The increased rate of fixation of nucleotide substitutions in mitochondrial DNA in bony fish (Osteichthyes) species that originated in the Arctic or dispersed through it

V. S. ARTAMONOVA1, A. Yu. ROLSKII2, M. V. VINARSKI3, A. A. MAKHROV1,3
1Severtsov Institute of Ecology and Evolution of the Russian Academy of Sciences, Moscow, Russia
2Russian Federal Research Institute of Fisheries and Oceanography, Murmansk, Russia
3Saint Petersburg State University, Laboratory of Macroecology and Biogeography of Invertebrates, Saint Petersburg, Russia
Keywords: Polar ecosystems, natural selection, saltations, median networks, Arctic ocean

Abstract

The problem of differences in the rates of evolution among different species of animals and plants has been discussed very intensively in recent years, and, in connection with this, the question of whether the so-called molecular clock hypothesis is valid is acutely raised.

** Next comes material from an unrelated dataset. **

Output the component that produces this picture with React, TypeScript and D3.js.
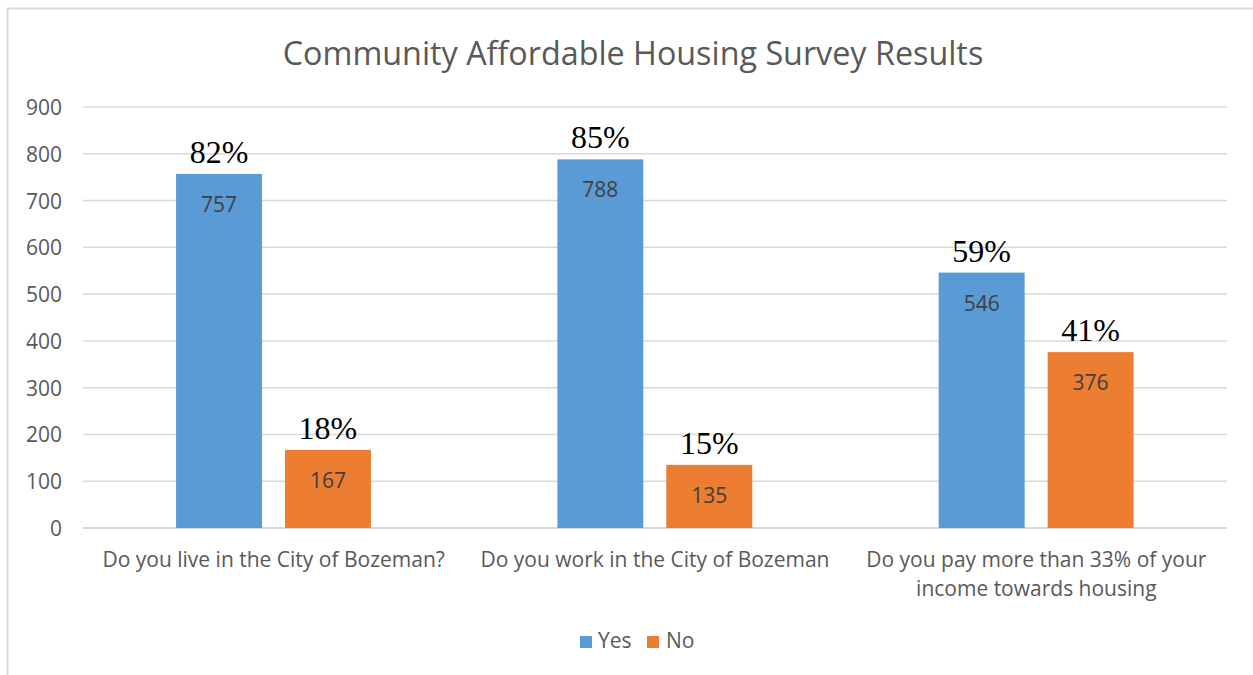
import React from "react";
import * as d3 from "d3";

const categories = [
  ["Do you live in the City of Bozeman?"],
  ["Do you work in the City of Bozeman"],
  ["Do you pay more than 33% of your", "income towards housing"],
];
const seriesNames = ["Yes", "No"];
const yesValues = [757, 788, 546];
const noValues = [167, 135, 376];
const yesPct = ["82%", "85%", "59%"];
const noPct = ["18%", "15%", "41%"];
const yTicks = [0, 100, 200, 300, 400, 500, 600, 700, 800, 900];
const colors = ["#5B9BD5", "#ED7D31"];

const W = 1253;
const H = 675;
const sans = "'Open Sans', sans-serif";
const serif = "'Liberation Serif', 'DejaVu Serif', serif";

export default function App() {
  const left = 83, right = 1227, top = 107, bottom = 528;
  const y = d3.scaleLinear().domain([0, 900]).range([bottom, top]);
  const x0 = d3.scaleBand<number>().domain([0, 1, 2]).range([left, right]).padding(0);
  const bw = x0.bandwidth();
  const x1 = d3
    .scaleBand<string>()
    .domain(seriesNames)
    .range([bw * 0.244, bw * 0.755])
    .paddingInner(0.211)
    .paddingOuter(0);
  const series = [yesValues, noValues];
  const pcts = [yesPct, noPct];

  return (
    <svg width={W} height={H} style={{ position: "absolute", left: 0, top: 0 }}>
      <rect x={0} y={0} width={W} height={H} fill="#fff" />
      <line x1={7.5} y1={8} x2={7.5} y2={H} stroke="#d9d9d9" strokeWidth={2} />
      <line x1={7} y1={8.5} x2={W} y2={8.5} stroke="#d9d9d9" strokeWidth={2} />
      <text x={633} y={65} textAnchor="middle" fontFamily={sans} fontSize={32.3} fill="#595959">
        Community Affordable Housing Survey Results
      </text>
      {yTicks.map((t) => (
        <g key={t}>
          <line x1={left} x2={right} y1={y(t)} y2={y(t)} stroke="#d9d9d9" strokeWidth={t === 0 ? 2 : 1.5} />
          <text x={62} y={y(t) + 8} textAnchor="end" fontFamily={sans} fontSize={21} fill="#595959">
            {t}
          </text>
        </g>
      ))}
      {categories.map((lines, i) => (
        <g key={i}>
          {seriesNames.map((s, j) => {
            const v = series[j][i];
            const bx = (x0(i) as number) + (x1(s) as number);
            const w = x1.bandwidth();
            return (
              <g key={s}>
                <rect x={bx} y={y(v)} width={w} height={y(0) - y(v)} fill={colors[j]} />
                <text x={bx + w / 2} y={y(v) + 38} textAnchor="middle" fontFamily={sans} fontSize={21} fill="#404040">
                  {v}
                </text>
                <text x={bx + w / 2} y={y(v) - 11} textAnchor="middle" fontFamily={serif} fontSize={32} fill="#000">
                  {pcts[j][i]}
                </text>
              </g>
            );
          })}
          {lines.map((ln, k) => (
            <text key={k} x={(x0(i) as number) + bw / 2} y={567 + k * 29} textAnchor="middle" fontFamily={sans} fontSize={21} fill="#595959">
              {ln}
            </text>
          ))}
        </g>
      ))}
      <g>
        <rect x={580} y={636} width={12} height={12} fill={colors[0]} />
        <text x={598} y={648} fontFamily={sans} fontSize={21} fill="#595959">Yes</text>
        <rect x={647} y={636} width={12} height={12} fill={colors[1]} />
        <text x={666} y={648} fontFamily={sans} fontSize={21} fill="#595959">No</text>
      </g>
    </svg>
  );
}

We conducted a search for scientific papers providing median networks that include mitochondrial gene haplotypes for closely related boreal and Arctic (or dispersed through the Arctic) fish species. In all seven cases analyzed by us, in Arctic taxa or taxa that passed through the Arctic during their phylogeny, the rate of nucleotide substitutions was higher, and this difference, as it turned out, is statistically significant. Thus, the formation of new fish taxa in polar latitudes is accompanied by rapid evolution of mitochondrial DNA, which, apparently, is the manifestation of their adaptation to a new habitat. In addition, speciation in fish in the Arctic is usually accompanied by multiple chromosome fusions. Thus, both our and the literature data give new strong reasons to doubt the validity of the molecular clock hypothesis.